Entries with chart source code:
[START]

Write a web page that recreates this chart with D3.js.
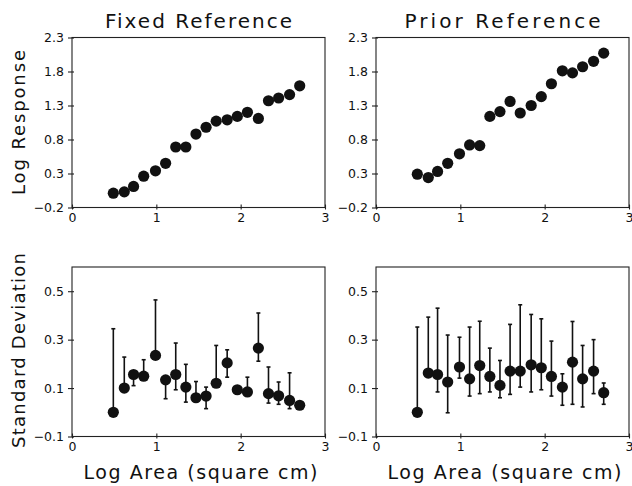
<!DOCTYPE html>
<html>
<head>
<meta charset="utf-8">
<script src="https://cdn.jsdelivr.net/npm/d3@7"></script>
<style>
  body { margin: 0; background: #fff; }
  svg text { font-family: "DejaVu Sans", sans-serif; fill: #111; }
</style>
</head>
<body>
<svg id="chart"></svg>
<script>
// log area (shared x positions)
var logArea = [0.49, 0.62, 0.73, 0.85, 0.99, 1.11, 1.23, 1.35, 1.47, 1.59,
               1.71, 1.84, 1.96, 2.08, 2.21, 2.33, 2.45, 2.58, 2.70];

// top panels: log response
var fixedResp = [0.01, 0.03, 0.11, 0.26, 0.34, 0.45, 0.69, 0.69, 0.88, 0.98,
                 1.07, 1.09, 1.14, 1.20, 1.11, 1.37, 1.41, 1.46, 1.59];
var priorResp = [0.29, 0.24, 0.33, 0.45, 0.59, 0.72, 0.71, 1.14, 1.21, 1.36,
                 1.19, 1.30, 1.43, 1.62, 1.81, 1.78, 1.87, 1.95, 2.07];

// bottom panels: standard deviation with error bar ends
var fixedSd   = [0.00, 0.10, 0.156, 0.149, 0.235, 0.134, 0.156, 0.104, 0.06, 0.067,
                 0.12, 0.204, 0.093, 0.084, 0.265, 0.077, 0.068, 0.049, 0.029];
var fixedHi   = [0.345, 0.228, 0.156, 0.217, 0.464, 0.134, 0.286, 0.198, 0.127, 0.104,
                 0.276, 0.258, 0.093, 0.145, 0.41, 0.187, 0.125, 0.163, 0.029];
var fixedLo   = [0.00, 0.10, 0.11, 0.149, 0.235, 0.056, 0.093, 0.042, 0.06, 0.015,
                 0.12, 0.145, 0.093, 0.084, 0.211, 0.038, 0.033, 0.015, 0.029];
var priorSd   = [0.00, 0.162, 0.156, 0.125, 0.187, 0.138, 0.193, 0.148, 0.111, 0.17,
                 0.17, 0.196, 0.184, 0.148, 0.104, 0.207, 0.138, 0.17, 0.081];
var priorHi   = [0.352, 0.393, 0.43, 0.319, 0.31, 0.352, 0.376, 0.265, 0.214, 0.363,
                 0.444, 0.404, 0.386, 0.294, 0.159, 0.375, 0.276, 0.30, 0.121];
var priorLo   = [0.00, 0.162, 0.084, -0.002, 0.141, 0.067, 0.077, 0.084, 0.06, 0.074,
                 0.104, 0.084, 0.093, 0.067, 0.029, 0.033, 0.022, 0.077, 0.033];

var xTicks = [0, 1, 2, 3];
var respTicks = [-0.2, 0.3, 0.8, 1.3, 1.8, 2.3];
var sdTicks = [-0.1, 0.1, 0.3, 0.5];
var titles = ["Fixed Reference", "Prior Reference"];

var W = 632, H = 486;
var svg = d3.select("#chart").attr("width", W).attr("height", H);

var cols = [[72, 325], [376, 629]];
var rows = [[207.5, 37.5], [436.5, 267]];

function panel(col, row, yDomain, yTicks, ys, lo, hi) {
  var x = d3.scaleLinear().domain([0, 3]).range(cols[col]);
  var y = d3.scaleLinear().domain(yDomain).range(rows[row]);
  var g = svg.append("g");
  var fmt = function(d) {
    return d < 0 ? "\u2212" + d3.format(".1f")(-d) : d3.format(".1f")(d);
  };

  // frame
  g.append("rect")
    .attr("x", cols[col][0]).attr("y", rows[row][1])
    .attr("width", cols[col][1] - cols[col][0])
    .attr("height", rows[row][0] - rows[row][1])
    .attr("fill", "none").attr("stroke", "#222").attr("stroke-width", 1.1);

  var xa = g.append("g").attr("transform", "translate(0," + rows[row][0] + ")")
    .call(d3.axisBottom(x).tickValues(xTicks).tickSize(2).tickPadding(4)
      .tickFormat(d3.format("d")));
  xa.selectAll(".tick line").attr("y1", -3);
  var ya = g.append("g").attr("transform", "translate(" + cols[col][0] + ",0)")
    .call(d3.axisLeft(y).tickValues(yTicks).tickSize(4).tickPadding(4)
      .tickFormat(fmt));
  ya.selectAll(".tick line").attr("x1", 2);
  [xa, ya].forEach(function(a) {
    a.select(".domain").remove();
    a.selectAll("line").attr("stroke", "#222").attr("stroke-width", 1.1);
    a.selectAll("text").style("font-size", "12.5px")
      .style("font-family", "'DejaVu Sans', sans-serif").attr("fill", "#111");
  });

  if (lo) {
    g.selectAll("line.bar").data(ys).enter().append("line")
      .attr("x1", function(d, i) { return x(logArea[i]); })
      .attr("x2", function(d, i) { return x(logArea[i]); })
      .attr("y1", function(d, i) { return y(lo[i]); })
      .attr("y2", function(d, i) { return y(hi[i]); })
      .attr("stroke", "#111").attr("stroke-width", 1.6);
    // caps
    var caps = [];
    ys.forEach(function(d, i) {
      if (hi[i] - d > 0.02) caps.push([logArea[i], hi[i]]);
      if (d - lo[i] > 0.02) caps.push([logArea[i], lo[i]]);
    });
    g.selectAll("line.cap").data(caps).enter().append("line")
      .attr("x1", function(d) { return x(d[0]) - 2; })
      .attr("x2", function(d) { return x(d[0]) + 2; })
      .attr("y1", function(d) { return y(d[1]); })
      .attr("y2", function(d) { return y(d[1]); })
      .attr("stroke", "#111").attr("stroke-width", 1.6);
  }

  g.selectAll("circle").data(ys).enter().append("circle")
    .attr("cx", function(d, i) { return x(logArea[i]); })
    .attr("cy", function(d) { return y(d); })
    .attr("r", 5.6).attr("fill", "#111");
}

panel(0, 0, [-0.2, 2.3], respTicks, fixedResp);
panel(1, 0, [-0.2, 2.3], respTicks, priorResp);
panel(0, 1, [-0.1, 0.6], sdTicks, fixedSd, fixedLo, fixedHi);
panel(1, 1, [-0.1, 0.6], sdTicks, priorSd, priorLo, priorHi);

svg.selectAll("text.title").data(titles).enter().append("text")
  .attr("x", function(d, i) { return (cols[i][0] + cols[i][1]) / 2; })
  .attr("y", 27.5).attr("text-anchor", "middle")
  .attr("textLength", function(d, i) { return i ? 196 : 187; })
  .attr("lengthAdjust", "spacing")
  .style("font-size", "20px")
  .text(function(d) { return d; });

svg.selectAll("text.xlab").data([0, 1]).enter().append("text")
  .attr("x", function(d) { return (cols[d][0] + cols[d][1]) / 2 + 2; })
  .attr("y", 479).attr("text-anchor", "middle")
  .attr("textLength", 234).attr("lengthAdjust", "spacing")
  .style("font-size", "19px")
  .text("Log Area (square cm)");

svg.selectAll("text.ylab").data([["Log Response", 122.5, 145], ["Standard Deviation", 350.5, 195]])
  .enter().append("text")
  .attr("transform", function(d) { return "translate(25," + d[1] + ") rotate(-90)"; })
  .attr("text-anchor", "middle")
  .attr("textLength", function(d) { return d[2]; }).attr("lengthAdjust", "spacing")
  .style("font-size", "18px")
  .text(function(d) { return d[0]; });
</script>
</body>
</html>
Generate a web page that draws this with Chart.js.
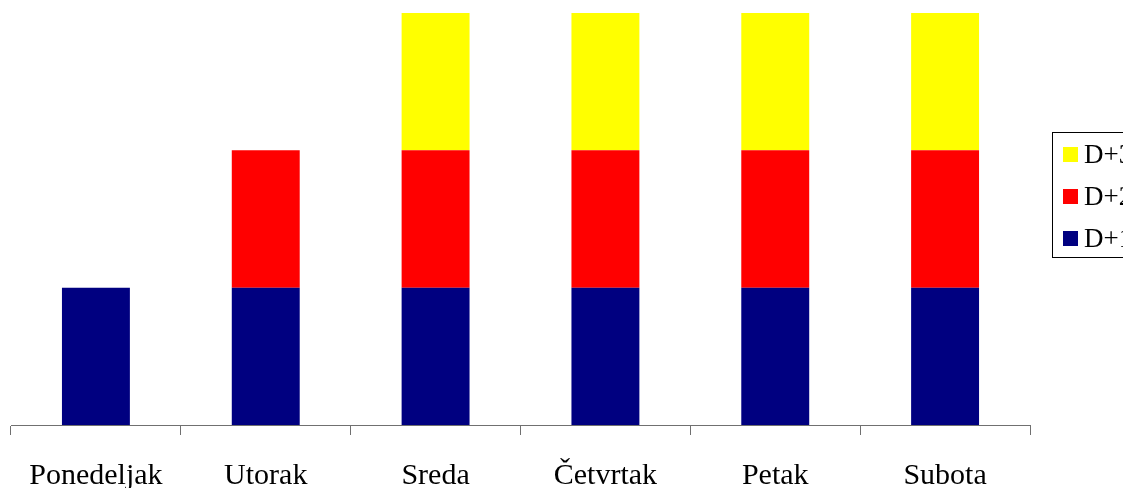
<!DOCTYPE html>
<html>
<head>
<meta charset="utf-8">
<script src="https://cdn.jsdelivr.net/npm/chart.js@4"></script>
<style>
  html, body { margin: 0; padding: 0; background: #fff; overflow: hidden; }
  #wrap { width: 1123px; height: 488px; }
</style>
</head>
<body>
<div id="wrap"><canvas id="canv" width="1123" height="488"></canvas></div>
<script>
var days = ["Ponedeljak", "Utorak", "Sreda", "Četvrtak", "Petak", "Subota"];
var seriesNames = ["D+1", "D+2", "D+3"];
var d1 = [1, 1, 1, 1, 1, 1];
var d2 = [0, 1, 1, 1, 1, 1];
var d3 = [0, 0, 1, 1, 1, 1];
var colors = ["#000080", "#FF0000", "#FFFF00"];

// legend with a frame, drawn on the right, last series on top
var boxLegend = {
  id: "boxLegend",
  afterDraw: function (chart) {
    var ctx = chart.ctx;
    ctx.save();
    ctx.strokeStyle = "#000";
    ctx.lineWidth = 1;
    ctx.strokeRect(1052.5, 132.5, 100, 125);
    ctx.font = "27px 'Liberation Serif', 'Times New Roman', serif";
    ctx.textBaseline = "alphabetic";
    var ds = chart.data.datasets;
    for (var i = 0; i < ds.length; i++) {
      var d = ds[ds.length - 1 - i];
      var base = 163 + i * 42;
      ctx.fillStyle = d.backgroundColor;
      ctx.fillRect(1063, base - 16, 15, 15);
      ctx.fillStyle = "#000";
      ctx.fillText(d.label, 1084, base);
    }
    ctx.restore();
  }
};

var sets = [d1, d2, d3];
var datasets = [];
for (var s = 0; s < sets.length; s++) {
  datasets.push({
    label: seriesNames[s],
    data: sets[s],
    backgroundColor: colors[s],
    borderWidth: 0,
    barPercentage: 0.4,
    categoryPercentage: 1.0
  });
}

chart = new Chart(document.getElementById("canv"), {
  type: "bar",
  data: { labels: days, datasets: datasets },
  plugins: [boxLegend],
  options: {
    responsive: false,
    animation: false,
    layout: { padding: { left: 11, right: 93, top: 13, bottom: 0 } },
    plugins: {
      legend: { display: false },
      tooltip: { enabled: false }
    },
    scales: {
      x: {
        stacked: true,
        afterFit: function (scale) { scale.height = 63; },
        grid: {
          offset: true,
          drawOnChartArea: false,
          drawTicks: true,
          tickLength: 10,
          color: "#707070"
        },
        border: { display: true, color: "#707070", width: 1 },
        ticks: {
          color: "#000",
          padding: 26,
          font: { family: "'Liberation Serif', 'Times New Roman', serif", size: 30, lineHeight: 1.0 }
        }
      },
      y: {
        stacked: true,
        display: false,
        min: 0,
        max: 3
      }
    }
  }
});
</script>
</body>
</html>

[END]

**Problem statement**
Write out again exactly the lines from the start of the data above through the line containing "1.19, 1.30, 1.43, 1.62, 1.81, 1.78, 1.87, 1.95, 2.07];", inclusive, excluding any pictures.

**Final answer**
Write a web page that recreates this chart with D3.js.
<!DOCTYPE html>
<html>
<head>
<meta charset="utf-8">
<script src="https://cdn.jsdelivr.net/npm/d3@7"></script>
<style>
  body { margin: 0; background: #fff; }
  svg text { font-family: "DejaVu Sans", sans-serif; fill: #111; }
</style>
</head>
<body>
<svg id="chart"></svg>
<script>
// log area (shared x positions)
var logArea = [0.49, 0.62, 0.73, 0.85, 0.99, 1.11, 1.23, 1.35, 1.47, 1.59,
               1.71, 1.84, 1.96, 2.08, 2.21, 2.33, 2.45, 2.58, 2.70];

// top panels: log response
var fixedResp = [0.01, 0.03, 0.11, 0.26, 0.34, 0.45, 0.69, 0.69, 0.88, 0.98,
                 1.07, 1.09, 1.14, 1.20, 1.11, 1.37, 1.41, 1.46, 1.59];
var priorResp = [0.29, 0.24, 0.33, 0.45, 0.59, 0.72, 0.71, 1.14, 1.21, 1.36,
                 1.19, 1.30, 1.43, 1.62, 1.81, 1.78, 1.87, 1.95, 2.07];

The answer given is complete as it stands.